My first earnings short-squeeze trade idea is semiconductor player Ambarella  (AMBA - Get Report) , which is set to release numbers on Thursday after the market close. Wall Street analysts, on average, expect Ambarella to report revenue of $89.90 million on earnings of 86 cents per share.

The current short interest as a percentage of the float for Ambarella is extremely high at 45.7%. That means that out of the 28.75 million shares in the tradable float, 13.15 million shares are sold short by the bears. The bears have also been increasing their bets from the last reporting period by 6.2%, or by about 770,000 shares. If the bears get caught pressing their bets into a bullish quarter, then this stock could easily spike sharply higher post-earnings as the bears move fast to cover some of their positions.

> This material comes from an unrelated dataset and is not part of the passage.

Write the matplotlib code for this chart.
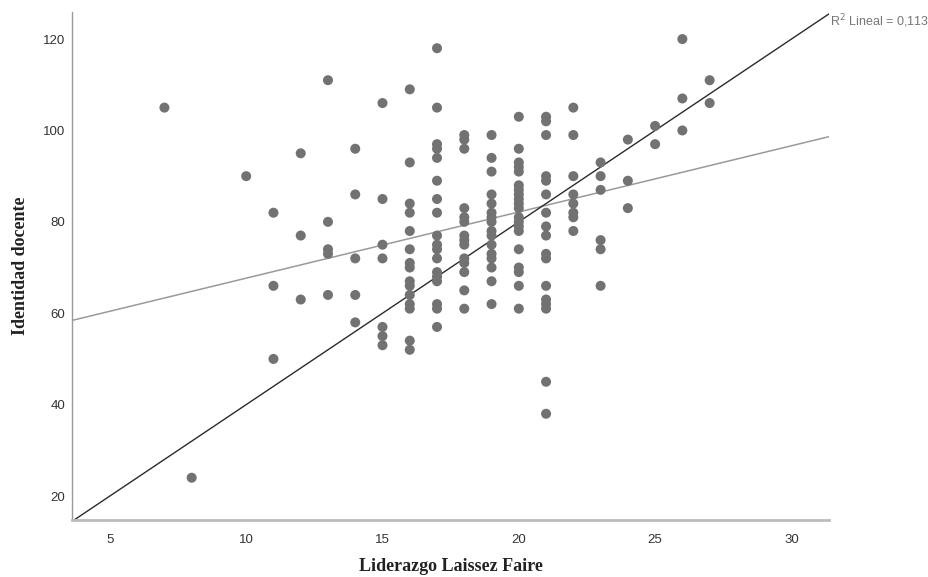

From a technical perspective, Ambarella is currently trending above its 50-day moving average and well below its 200-day moving average, which is neutral trendwise. This stock has been uptrending over the last few weeks, with shares moving sharply higher from its low of $49.45 to its intraday high on Monday of $64.27 a share. During that uptrend, shares of Ambarella have been consistently making higher lows and higher highs, which is bullish technical price action. That move has now pushed this stock within range of triggering a big breakout trade post-earnings.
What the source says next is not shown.